Gather every line from the entries below that includes "this".

━━━

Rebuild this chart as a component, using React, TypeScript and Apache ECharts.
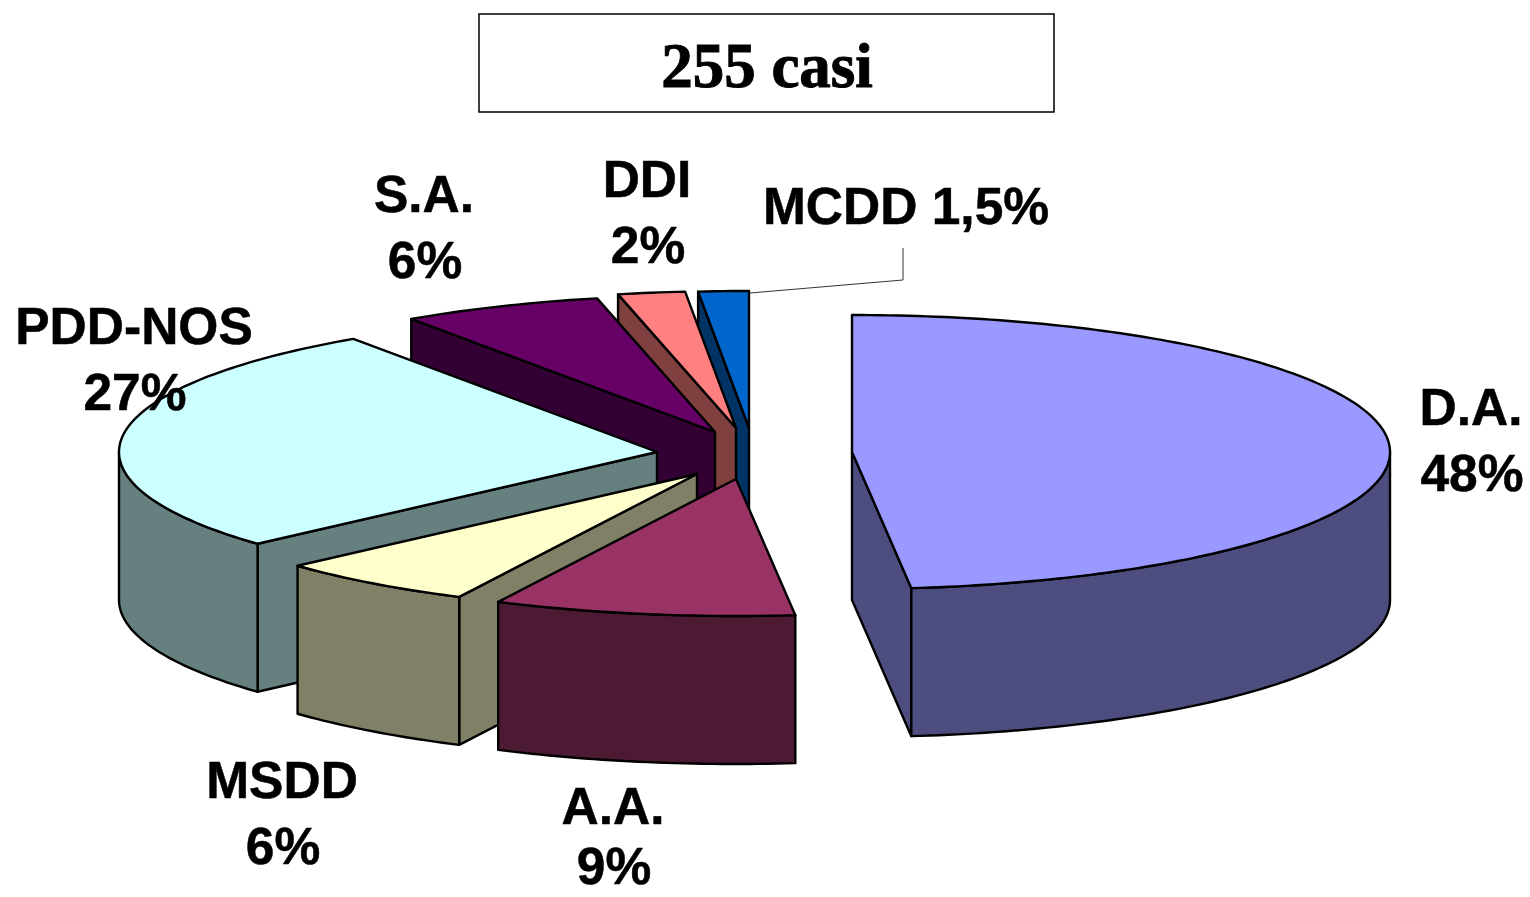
import React, { useEffect, useRef } from "react";
import * as echarts from "echarts";

// Shares of the 255 cases, clockwise from twelve o'clock.
const categories = ["D.A.", "A.A.", "MSDD", "PDD-NOS", "S.A.", "DDI", "MCDD"];
const percentages = [48, 9, 6, 27, 6, 2, 1.5];
const percentLabels = ["48%", "9%", "6%", "27%", "6%", "2%", "1,5%"];
const chartTitle = "255 casi";

// Exploded slice tips, in pixels.
const sliceTipX = [852, 736, 697, 657, 715, 736, 749];
const sliceTipY = [452, 479, 474, 452, 432, 428, 428];

const topColors = ["#9999FF", "#993366", "#FFFFCC", "#CCFFFF", "#660066", "#FF8080", "#0066CC"];
const wallColors = ["#4D4D80", "#4D1A33", "#808066", "#668080", "#330033", "#804040", "#003366"];

// Slices are painted from the back of the pie to the front.
const paintOrder = [6, 5, 4, 3, 2, 1, 0];

// Label anchors (centre x, first-line centre y, gap to the second line).
const labelX = [1471, 613, 282, 134, 424, 647, 906];
const labelY = [407, 806, 780, 326, 194, 179, 206];
const lineGaps = [66, 60, 66, 66, 66, 66, 66];
const singleLineLabel = 6;

const RX = 538;
const RY = 137;
const DEPTH = 148;
const DEG = Math.PI / 180;
const LABEL_FONT = 'bold 51.5px "Liberation Sans", Arial, sans-serif';

const total = percentages.reduce((s, v) => s + v, 0);
const startAngles: number[] = [];
percentages.reduce((acc, v, i) => {
  startAngles[i] = acc;
  return acc + (v / total) * 360;
}, 0);

function rim(i: number, deg: number, drop = 0): number[] {
  return [
    sliceTipX[i] + RX * Math.sin(deg * DEG),
    sliceTipY[i] - RY * Math.cos(deg * DEG) + drop,
  ];
}

function arcPoints(i: number, from: number, to: number, drop = 0): number[][] {
  const pts: number[][] = [];
  const steps = Math.max(2, Math.ceil(to - from));
  for (let k = 0; k <= steps; k++) pts.push(rim(i, from + ((to - from) * k) / steps, drop));
  return pts;
}

function renderSlice(params: any) {
  const i = paintOrder[params.dataIndex];
  const a = startAngles[i];
  const b = a + (percentages[i] / total) * 360;
  const tip = [sliceTipX[i], sliceTipY[i]];
  const tipLow = [tip[0], tip[1] + DEPTH];
  const edge = { stroke: "#000", lineWidth: 2.4, lineJoin: "round" };
  const children: any[] = [];
  const wall = (points: number[][]) =>
    children.push({
      type: "polygon",
      shape: { points },
      style: { fill: wallColors[i], ...edge },
    });

  // Radial walls facing the viewer.
  if (Math.sin(a * DEG) < -1e-6) wall([tip, rim(i, a), rim(i, a, DEPTH), tipLow]);
  if (Math.sin(b * DEG) > 1e-6) wall([tip, rim(i, b), rim(i, b, DEPTH), tipLow]);

  // Outer wall: only the front half of the rim is visible.
  const from = Math.max(a, 90);
  const to = Math.min(b, 270);
  if (to > from) {
    wall([...arcPoints(i, from, to), ...arcPoints(i, from, to, DEPTH).reverse()]);
  }

  // Top face.
  children.push({
    type: "polygon",
    shape: { points: [tip, ...arcPoints(i, a, b)] },
    style: { fill: topColors[i], ...edge },
  });
  return { type: "group", children };
}

function labelText(text: string, x: number, y: number) {
  return {
    type: "text",
    z: 6,
    x,
    y,
    style: {
      text,
      fill: "#000",
      stroke: "#000",
      lineWidth: 0.5,
      font: LABEL_FONT,
      lineHeight: 36,
      align: "center",
      verticalAlign: "middle",
    },
  };
}

function sliceLabels() {
  return categories.flatMap((name, i) =>
    i === singleLineLabel
      ? [labelText(`${name} ${percentLabels[i]}`, labelX[i], labelY[i])]
      : [
          labelText(name, labelX[i], labelY[i]),
          labelText(percentLabels[i], labelX[i] + 1, labelY[i] + lineGaps[i]),
        ],
  );
}

export default function App() {
  const ref = useRef<HTMLDivElement>(null);

  useEffect(() => {
    const chart = echarts.init(ref.current!, null, { renderer: "svg" });
    chart.setOption({
      animation: false,
      backgroundColor: "#fff",
      series: [
        {
          type: "custom",
          coordinateSystem: "none",
          z: 2,
          silent: true,
          renderItem: renderSlice,
          data: paintOrder.map((i) => ({ name: categories[i], value: percentages[i] })),
        },
      ],
      graphic: [
        {
          type: "rect",
          z: 5,
          shape: { x: 479, y: 14, width: 575, height: 98 },
          style: { fill: "#fff", stroke: "#000", lineWidth: 1.5 },
        },
        {
          type: "text",
          z: 6,
          x: 767,
          y: 66,
          style: {
            text: chartTitle,
            fill: "#000",
            stroke: "#000",
            lineWidth: 1,
            font: 'bold 63px "Liberation Serif", "Times New Roman", serif',
            align: "center",
            verticalAlign: "middle",
          },
        },
        {
          type: "polyline",
          z: 5,
          shape: { points: [[903, 248], [903, 280], [750, 293]] },
          style: { fill: "none", stroke: "#333", lineWidth: 1 },
        },
        ...sliceLabels(),
      ],
    });
    return () => chart.dispose();
  }, []);

  return (
    <div
      ref={ref}
      style={{ position: "absolute", left: 0, top: 0, width: 1530, height: 897 }}
    />
  );
}
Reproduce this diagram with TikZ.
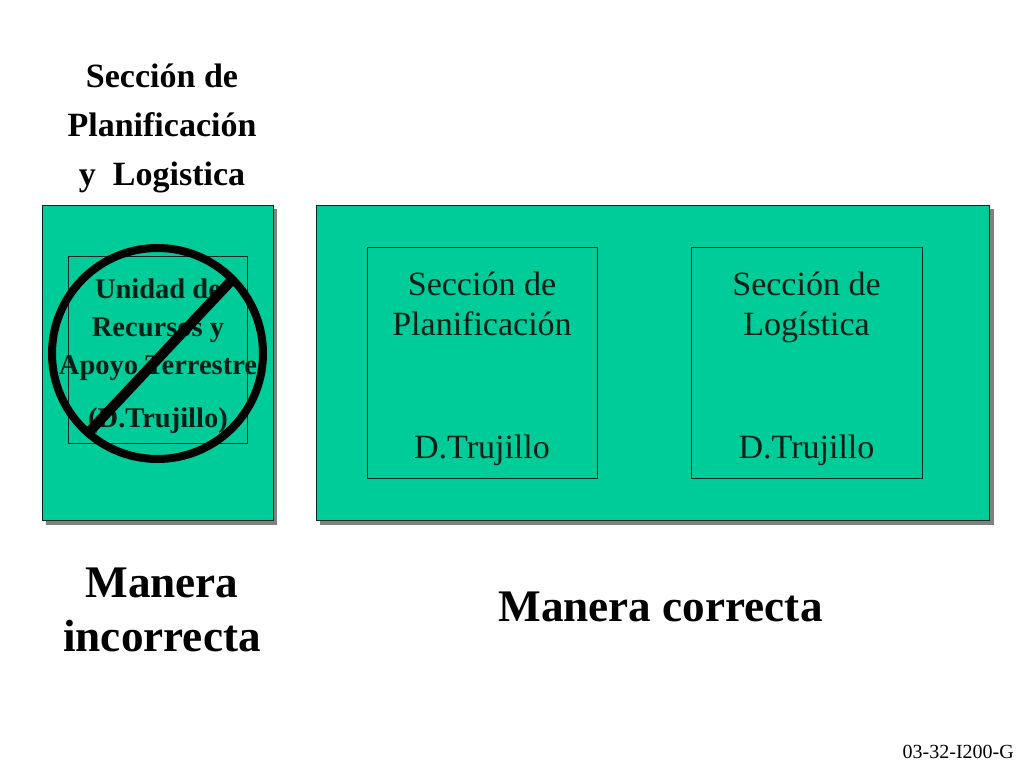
\documentclass[tikz,border=0pt]{standalone}
\usepackage{fontspec}
\setmainfont{Liberation Serif}
\definecolor{grn}{HTML}{00CC99}
\definecolor{shd}{HTML}{808080}
\definecolor{dk}{HTML}{002A20}
\definecolor{tx}{HTML}{001F17}
\tikzset{x=1pt,y=-1pt,
 panel/.style={draw=dk,line width=0.8pt,fill=grn,rectangle,anchor=north west,inner sep=0pt},
 shadow/.style={fill=shd,draw=none,rectangle,anchor=north west,inner sep=0pt},
 inbox/.style={draw=dk,line width=0.6pt,rectangle,anchor=north west,inner sep=0pt},
 lbl/.style={anchor=base,inner sep=0pt,align=center},
 ttl/.style={lbl,font=\bfseries\fontsize{34}{34}\selectfont},
 unit/.style={lbl,text=tx,font=\bfseries\fontsize{28.5}{28.5}\selectfont},
 sec/.style={lbl,text=tx,font=\fontsize{34}{34}\selectfont},
 big/.style={lbl,font=\bfseries\fontsize{45.2}{45.2}\selectfont}}
\begin{document}
\begin{tikzpicture}
\useasboundingbox (0,0) rectangle (1024,768);
\node[shadow,minimum width=231pt,minimum height=316pt] (s1) at (45.5,208.5) {};
\node[shadow,minimum width=674pt,minimum height=316pt] (s2) at (319.5,208.5) {};
\node[panel,minimum width=230.5pt,minimum height=315.5pt] (p1) at (42,204.7) {};
\node[panel,minimum width=673.5pt,minimum height=315.5pt] (p2) at (315.7,204.7) {};
\node[inbox,minimum width=179pt,minimum height=187.5pt] (b1) at (68,255.8) {};
\node[inbox,minimum width=230pt,minimum height=231pt] (b2) at (367,247) {};
\node[inbox,minimum width=231pt,minimum height=231pt] (b3) at (691,247) {};
\node[ttl] (t1) at (162,87) {Sección de};
\node[ttl] (t2) at (162,136.5) {Planificación};
\node[ttl] (t3) at (162,185.5) {y\ \ Logistica};
\node[unit] (u1) at (158,298.5) {Unidad de};
\node[unit] (u2) at (158,336.5) {Recursos y};
\node[unit] (u3) at (158,374.5) {Apoyo Terrestre};
\node[unit] (u4) at (158,427.5) {(D.Trujillo)};
\node[draw=black,line width=8pt,circle,minimum size=211pt,inner sep=0pt] (no) at (157.5,353.5) {};
\coordinate (na) at (230,282);
\coordinate (nb) at (89,432);
\draw[line width=10pt] (na) -- (nb);
\node[sec] (a1) at (482,295) {Sección de};
\node[sec] (a2) at (482,335.5) {Planificación};
\node[sec] (a3) at (482,458.5) {D.Trujillo};
\node[sec] (c1) at (806.5,295) {Sección de};
\node[sec] (c2) at (806.5,335.5) {Logística};
\node[sec] (c3) at (806.5,458.5) {D.Trujillo};
\node[big] (m1) at (162,597) {Manera};
\node[big] (m2) at (162,651) {incorrecta};
\node[big] (m3) at (660.5,621) {Manera correcta};
\node[lbl,anchor=base east,font=\fontsize{20}{20}\selectfont] (code) at (1014,758) {03-32-I200-G};
\end{tikzpicture}
\end{document}
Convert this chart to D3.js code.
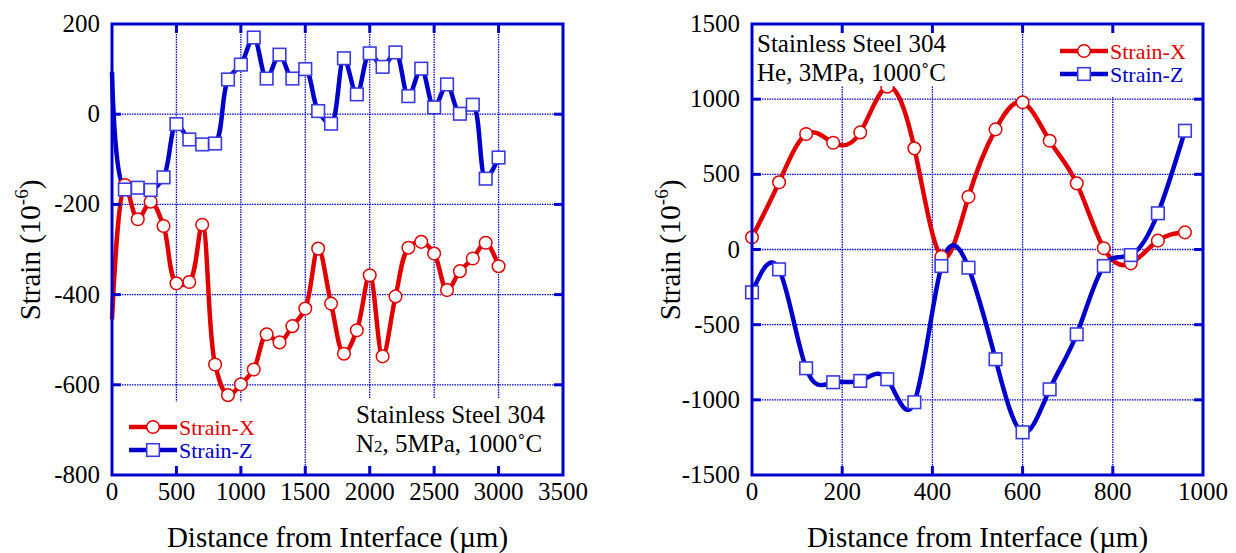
<!DOCTYPE html>
<html>
<head>
<meta charset="utf-8">
<script src="https://cdn.jsdelivr.net/npm/d3@7"></script>
<style>
body { margin: 0; background: #fff; }
text { font-family: "Liberation Serif", serif; }
</style>
</head>
<body>
<svg id="chart" width="1236" height="553" font-family="Liberation Serif, serif"></svg>
<script>
// left panel: N2, 5MPa, 1000C
var distN2 = [0, 100, 200, 300, 400, 500, 600, 700, 800, 900, 1000, 1100, 1200, 1300, 1400,
    1500, 1600, 1700, 1800, 1900, 2000, 2100, 2200, 2300, 2400, 2500, 2600, 2700, 2800, 2900, 3000]
var strainXN2 = [-455, -157, -233, -194, -248, -375, -372, -245, -555, -623, -599, -566, -488, -506, -470,
    -431, -298, -420, -531, -479, -357, -537, -404, -296, -283, -309, -390, -348, -320, -285, -337]
var strainZN2 = [94, -167, -163, -168, -140, -22, -56, -67, -65, 77, 110, 170, 79, 132, 79,
    100, 7, -21, 124, 44, 135, 105, 137, 40, 101, 15, 66, 1, 21, -143, -96]
var ticksXN2 = [0, 500, 1000, 1500, 2000, 2500, 3000, 3500]
var ticksYN2 = [-800, -600, -400, -200, 0, 200]

// right panel: He, 3MPa, 1000C
var distHe = [0, 60, 120, 180, 240, 300, 360, 420, 480, 540, 600, 660, 720, 780, 840, 900, 960]
var strainXHe = [81, 447, 768, 710, 779, 1083, 673, -48, 351, 799, 979, 723, 440, 8, -92, 59, 114]
var strainZHe = [-285, -132, -790, -883, -874, -863, -1016, -110, -121, -730, -1216, -930, -564, -110, -37, 241, 790]
var ticksXHe = [0, 200, 400, 600, 800, 1000]
var ticksYHe = [-1500, -1000, -500, 0, 500, 1000, 1500]

var seriesNames = ["Strain-X", "Strain-Z"]

var red = "#e00000", blue = "#0000cc"
var serif = "Liberation Serif, serif"
var svg = d3.select("#chart")

// place text with start anchor, then shift it by its own width (anchor: 0, 0.5, 1)
function placeText(g, x, y, str, size, anchor) {
    var t = g.append("text").attr("x", x).attr("y", y)
        .attr("font-family", serif).attr("font-size", size).text(str)
    var w = t.node().getComputedTextLength()
    t.attr("x", x - w * anchor)
    return t
}

function drawPanel(p) {
    var x = d3.scaleLinear().domain(p.xDomain).range([p.left, p.right])
    var y = d3.scaleLinear().domain(p.yDomain).range([p.bottom, p.top])
    var g = svg.append("g").attr("font-family", serif)

    // dotted grid
    g.selectAll(".gx").data(p.xTicks.slice(1, -1)).enter().append("line")
        .attr("x1", function (d) { return x(d) }).attr("x2", function (d) { return x(d) })
        .attr("y1", p.top).attr("y2", p.bottom)
        .attr("stroke", blue).attr("stroke-width", 1.3).attr("stroke-dasharray", "1.5,1")
    g.selectAll(".gy").data(p.yTicks.slice(1, -1)).enter().append("line")
        .attr("y1", function (d) { return y(d) }).attr("y2", function (d) { return y(d) })
        .attr("x1", p.left).attr("x2", p.right)
        .attr("stroke", blue).attr("stroke-width", 1.3).attr("stroke-dasharray", "1.5,1")

    var line = d3.line().curve(p.curve)
        .x(function (d) { return x(d[0]) }).y(function (d) { return y(d[1]) })

    var sets = [
        { vals: p.sx, color: red, shape: "circle" },
        { vals: p.sz, color: blue, shape: "square" }
    ]
    sets.forEach(function (s) {
        var pts = p.dist.map(function (d, i) { return [d, s.vals[i]] })
        g.append("path").attr("d", line(pts)).attr("fill", "none")
            .attr("stroke", s.color).attr("stroke-width", 4.5)
    })
    sets.forEach(function (s) {
        var pts = p.dist.map(function (d, i) { return [d, s.vals[i]] }).slice(p.markFrom)
        drawMarks(g, pts.map(function (d) { return [x(d[0]), y(d[1])] }), s.shape, s.color)
    })

    // white boxes behind the notes
    p.boxes.forEach(function (b) {
        g.append("rect").attr("x", b[0]).attr("y", b[1]).attr("width", b[2]).attr("height", b[3])
            .attr("fill", "#fff")
    })

    // frame + inward ticks
    g.append("rect").attr("x", p.left).attr("y", p.top)
        .attr("width", p.right - p.left).attr("height", p.bottom - p.top)
        .attr("fill", "none").attr("stroke", blue).attr("stroke-width", 3)
    var tl = 9
    p.xTicks.slice(1, -1).forEach(function (d) {
        g.append("line").attr("x1", x(d)).attr("x2", x(d)).attr("y1", p.bottom).attr("y2", p.bottom - tl)
            .attr("stroke", blue).attr("stroke-width", 3)
        g.append("line").attr("x1", x(d)).attr("x2", x(d)).attr("y1", p.top).attr("y2", p.top + tl)
            .attr("stroke", blue).attr("stroke-width", 3)
    })
    p.yTicks.slice(1, -1).forEach(function (d) {
        g.append("line").attr("y1", y(d)).attr("y2", y(d)).attr("x1", p.left).attr("x2", p.left + tl)
            .attr("stroke", blue).attr("stroke-width", 3)
        g.append("line").attr("y1", y(d)).attr("y2", y(d)).attr("x1", p.right).attr("x2", p.right - tl)
            .attr("stroke", blue).attr("stroke-width", 3)
    })

    // tick labels
    p.xTicks.forEach(function (d) { placeText(g, x(d), p.bottom + 25, String(d), 25, 0.5) })
    p.yTicks.forEach(function (d) { placeText(g, p.left - 12, y(d) + 8, String(d), 25, 1) })

    // axis titles
    placeText(g, (p.left + p.right) / 2, 547, "Distance from Interface (\u00b5m)", 29, 0.5)
    var yg = g.append("g").attr("transform", "translate(" + (p.left - 72) + "," + 250 + ") rotate(-90)")
    var yt = yg.append("text").attr("font-family", serif).attr("font-size", 29)
    yt.append("tspan").text("Strain (10")
    yt.append("tspan").attr("dy", -12).attr("font-size", 19).text("-6")
    yt.append("tspan").attr("dy", 12).text(")")
    yt.attr("x", -yt.node().getComputedTextLength() / 2)

    // legend
    seriesNames.forEach(function (n, i) {
        var s = sets[i]
        var ly = p.legY + i * 23
        g.append("line").attr("x1", p.legX).attr("x2", p.legX + 48).attr("y1", ly).attr("y2", ly)
            .attr("stroke", s.color).attr("stroke-width", 4.5)
        drawMarks(g, [[p.legX + 24, ly]], s.shape, s.color)
        placeText(g, p.legX + 50, ly + 8, n, 22, 0).attr("fill", s.color)
    })

    // note
    var note = g.append("text").attr("font-family", serif).attr("font-size", 25)
    note.append("tspan").attr("x", p.noteX).attr("y", p.noteY).text("Stainless Steel 304")
    var l2 = note.append("tspan").attr("x", p.noteX).attr("y", p.noteY + 29)
    p.note2.forEach(function (part) {
        var t = l2.append("tspan").text(part[0])
        if (part[1] == "sub") t.attr("font-size", 17)
    })
}

function drawMarks(g, pts, shape, color) {
    if (shape == "circle") {
        g.selectAll(null).data(pts).enter().append("circle")
            .attr("cx", function (d) { return d[0] }).attr("cy", function (d) { return d[1] })
            .attr("r", 6.3).attr("fill", "#fff").attr("stroke", color).attr("stroke-width", 1.5)
    } else {
        g.selectAll(null).data(pts).enter().append("rect")
            .attr("x", function (d) { return d[0] - 6.3 }).attr("y", function (d) { return d[1] - 6.3 })
            .attr("width", 12.6).attr("height", 12.6)
            .attr("fill", "#fff").attr("stroke", "#3a3ae0").attr("stroke-width", 1.6)
    }
}

drawPanel({
    left: 112, right: 563, top: 24, bottom: 475,
    xDomain: [0, 3500], yDomain: [-800, 200],
    xTicks: ticksXN2, yTicks: ticksYN2,
    dist: distN2, sx: strainXN2, sz: strainZN2, markFrom: 1,
    curve: d3.curveCatmullRom.alpha(0.5),
    boxes: [[113, 402, 182, 72], [344, 399, 218, 75]],
    legX: 129, legY: 427,
    noteX: 356, noteY: 423,
    note2: [["N"], ["2", "sub"], [", 5MPa, 1000\u02daC"]]
})

drawPanel({
    left: 752, right: 1203, top: 24, bottom: 475,
    xDomain: [0, 1000], yDomain: [-1500, 1500],
    xTicks: ticksXHe, yTicks: ticksYHe,
    dist: distHe, sx: strainXHe, sz: strainZHe, markFrom: 0,
    curve: d3.curveNatural,
    boxes: [[753, 25, 197, 61], [1055, 25, 147, 72]],
    legX: 1060, legY: 51,
    noteX: 757, noteY: 52,
    note2: [["He, 3MPa, 1000\u02daC"]]
})
</script>
</body>
</html>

━━━

Written solution:
Rebuild this chart as a component, using React, TypeScript and Apache ECharts.
Reproduce this diagram with TikZ.
Convert this chart to D3.js code.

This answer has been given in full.